• Stated exercise: Take every line from the first down to the line with "Chart.register(...registerables);" and set it down exactly, without the pictures.

• Data block:
--- --- ---
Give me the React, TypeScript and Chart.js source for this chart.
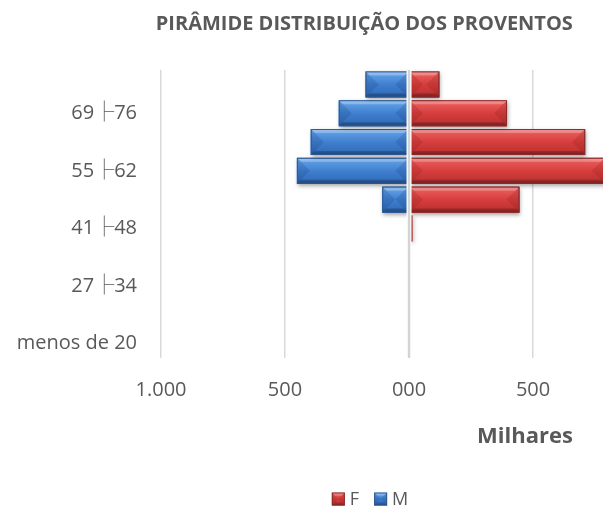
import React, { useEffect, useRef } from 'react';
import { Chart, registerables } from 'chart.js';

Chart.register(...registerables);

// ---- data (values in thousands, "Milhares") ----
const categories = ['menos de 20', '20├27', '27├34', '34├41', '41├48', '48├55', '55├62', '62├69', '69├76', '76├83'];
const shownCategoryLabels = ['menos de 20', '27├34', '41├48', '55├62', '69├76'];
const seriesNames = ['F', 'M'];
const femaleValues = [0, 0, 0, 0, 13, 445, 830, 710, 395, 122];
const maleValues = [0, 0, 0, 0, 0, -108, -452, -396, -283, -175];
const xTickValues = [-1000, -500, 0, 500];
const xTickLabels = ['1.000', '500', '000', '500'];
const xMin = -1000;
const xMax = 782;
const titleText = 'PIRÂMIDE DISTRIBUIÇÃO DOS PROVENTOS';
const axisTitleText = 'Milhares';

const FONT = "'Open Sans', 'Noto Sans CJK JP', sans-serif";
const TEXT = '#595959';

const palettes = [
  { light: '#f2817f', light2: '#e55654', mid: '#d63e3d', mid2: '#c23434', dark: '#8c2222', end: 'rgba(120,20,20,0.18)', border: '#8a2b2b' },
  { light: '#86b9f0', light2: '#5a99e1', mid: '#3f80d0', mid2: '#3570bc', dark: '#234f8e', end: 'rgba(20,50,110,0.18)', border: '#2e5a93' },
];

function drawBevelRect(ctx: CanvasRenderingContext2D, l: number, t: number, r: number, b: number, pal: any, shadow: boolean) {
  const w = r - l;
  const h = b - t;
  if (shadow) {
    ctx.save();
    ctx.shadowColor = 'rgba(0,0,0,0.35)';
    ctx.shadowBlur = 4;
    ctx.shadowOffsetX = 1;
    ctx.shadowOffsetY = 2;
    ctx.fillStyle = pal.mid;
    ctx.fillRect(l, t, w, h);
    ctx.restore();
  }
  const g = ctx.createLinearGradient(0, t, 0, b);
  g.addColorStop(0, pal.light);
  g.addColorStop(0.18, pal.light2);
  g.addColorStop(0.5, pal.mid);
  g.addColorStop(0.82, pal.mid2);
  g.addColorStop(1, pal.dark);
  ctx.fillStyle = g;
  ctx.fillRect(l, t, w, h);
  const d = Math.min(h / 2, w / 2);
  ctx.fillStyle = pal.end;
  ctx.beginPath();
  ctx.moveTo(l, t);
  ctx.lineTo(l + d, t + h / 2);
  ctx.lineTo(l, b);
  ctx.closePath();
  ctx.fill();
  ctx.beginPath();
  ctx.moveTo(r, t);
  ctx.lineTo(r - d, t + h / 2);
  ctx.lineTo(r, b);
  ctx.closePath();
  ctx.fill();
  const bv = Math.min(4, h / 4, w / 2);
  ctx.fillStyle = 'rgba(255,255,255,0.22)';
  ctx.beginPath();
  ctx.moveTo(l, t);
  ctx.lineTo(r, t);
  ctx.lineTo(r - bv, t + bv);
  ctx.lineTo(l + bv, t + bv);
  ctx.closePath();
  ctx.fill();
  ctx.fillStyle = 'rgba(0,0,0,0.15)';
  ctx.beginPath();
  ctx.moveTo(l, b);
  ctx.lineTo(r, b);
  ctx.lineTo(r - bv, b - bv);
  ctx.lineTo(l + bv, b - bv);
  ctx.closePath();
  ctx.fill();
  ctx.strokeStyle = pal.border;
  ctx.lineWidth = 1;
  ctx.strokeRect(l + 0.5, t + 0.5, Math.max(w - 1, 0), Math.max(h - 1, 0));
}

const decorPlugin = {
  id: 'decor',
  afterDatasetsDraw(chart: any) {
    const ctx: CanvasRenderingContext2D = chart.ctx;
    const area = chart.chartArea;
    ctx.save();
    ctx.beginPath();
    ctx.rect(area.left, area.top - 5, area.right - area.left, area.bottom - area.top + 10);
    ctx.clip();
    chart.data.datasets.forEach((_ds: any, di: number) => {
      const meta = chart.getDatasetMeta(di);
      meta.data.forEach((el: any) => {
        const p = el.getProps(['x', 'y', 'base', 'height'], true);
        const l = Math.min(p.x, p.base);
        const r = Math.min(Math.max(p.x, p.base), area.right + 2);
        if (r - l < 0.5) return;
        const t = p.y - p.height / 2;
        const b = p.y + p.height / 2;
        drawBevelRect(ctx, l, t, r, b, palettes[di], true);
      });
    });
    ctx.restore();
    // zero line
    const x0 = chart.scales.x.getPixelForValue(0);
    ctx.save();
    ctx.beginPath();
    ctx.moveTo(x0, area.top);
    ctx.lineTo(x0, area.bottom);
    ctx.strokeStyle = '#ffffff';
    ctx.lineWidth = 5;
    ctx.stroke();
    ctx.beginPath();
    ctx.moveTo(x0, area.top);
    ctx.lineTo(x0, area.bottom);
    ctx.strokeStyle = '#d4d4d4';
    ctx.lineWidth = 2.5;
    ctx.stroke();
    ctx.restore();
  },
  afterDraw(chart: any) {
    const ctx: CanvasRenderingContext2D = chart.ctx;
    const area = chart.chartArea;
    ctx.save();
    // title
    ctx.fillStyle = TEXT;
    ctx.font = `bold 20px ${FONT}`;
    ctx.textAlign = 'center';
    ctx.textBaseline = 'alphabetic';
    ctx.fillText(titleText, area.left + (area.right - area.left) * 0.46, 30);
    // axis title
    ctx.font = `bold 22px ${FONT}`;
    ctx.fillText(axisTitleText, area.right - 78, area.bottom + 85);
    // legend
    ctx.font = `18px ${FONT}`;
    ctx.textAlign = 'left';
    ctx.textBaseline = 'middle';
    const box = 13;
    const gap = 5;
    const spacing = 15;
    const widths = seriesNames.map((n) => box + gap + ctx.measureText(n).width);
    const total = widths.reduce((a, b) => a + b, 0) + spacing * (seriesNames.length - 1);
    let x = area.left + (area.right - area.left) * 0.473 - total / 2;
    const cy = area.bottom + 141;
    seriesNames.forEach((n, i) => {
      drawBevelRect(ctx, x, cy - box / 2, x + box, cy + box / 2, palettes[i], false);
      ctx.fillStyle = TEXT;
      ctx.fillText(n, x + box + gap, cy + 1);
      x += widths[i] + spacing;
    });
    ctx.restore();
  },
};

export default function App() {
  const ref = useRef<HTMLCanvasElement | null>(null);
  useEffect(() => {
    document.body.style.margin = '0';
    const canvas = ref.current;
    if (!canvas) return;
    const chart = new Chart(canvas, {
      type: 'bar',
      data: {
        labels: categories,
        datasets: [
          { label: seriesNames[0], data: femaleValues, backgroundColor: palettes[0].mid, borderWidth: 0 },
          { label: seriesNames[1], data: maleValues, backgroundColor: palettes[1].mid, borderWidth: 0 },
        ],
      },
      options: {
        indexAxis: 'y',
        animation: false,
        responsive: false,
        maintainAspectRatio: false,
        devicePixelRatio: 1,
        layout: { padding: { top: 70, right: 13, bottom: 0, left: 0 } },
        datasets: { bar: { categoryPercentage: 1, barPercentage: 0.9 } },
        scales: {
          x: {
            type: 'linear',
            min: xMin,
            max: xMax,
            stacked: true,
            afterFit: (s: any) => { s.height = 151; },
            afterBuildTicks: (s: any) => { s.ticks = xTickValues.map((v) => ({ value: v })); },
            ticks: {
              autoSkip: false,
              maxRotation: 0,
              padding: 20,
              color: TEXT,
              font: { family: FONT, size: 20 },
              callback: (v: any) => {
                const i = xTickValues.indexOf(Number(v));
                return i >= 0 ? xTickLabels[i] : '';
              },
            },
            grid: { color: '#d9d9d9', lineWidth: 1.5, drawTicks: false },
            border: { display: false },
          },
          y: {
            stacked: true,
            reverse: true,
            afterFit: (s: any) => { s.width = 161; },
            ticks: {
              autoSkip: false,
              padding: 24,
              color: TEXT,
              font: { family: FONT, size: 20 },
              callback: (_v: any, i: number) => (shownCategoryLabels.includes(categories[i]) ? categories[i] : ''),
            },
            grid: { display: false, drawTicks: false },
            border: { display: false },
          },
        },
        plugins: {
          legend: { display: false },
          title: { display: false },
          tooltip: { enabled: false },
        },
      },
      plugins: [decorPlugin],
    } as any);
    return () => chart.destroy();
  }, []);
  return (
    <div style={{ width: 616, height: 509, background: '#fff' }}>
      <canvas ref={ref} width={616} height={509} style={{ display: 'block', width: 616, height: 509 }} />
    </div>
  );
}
--- --- ---
• Exercise solution:
Give me the React, TypeScript and Chart.js source for this chart.
import React, { useEffect, useRef } from 'react';
import { Chart, registerables } from 'chart.js';

Chart.register(...registerables);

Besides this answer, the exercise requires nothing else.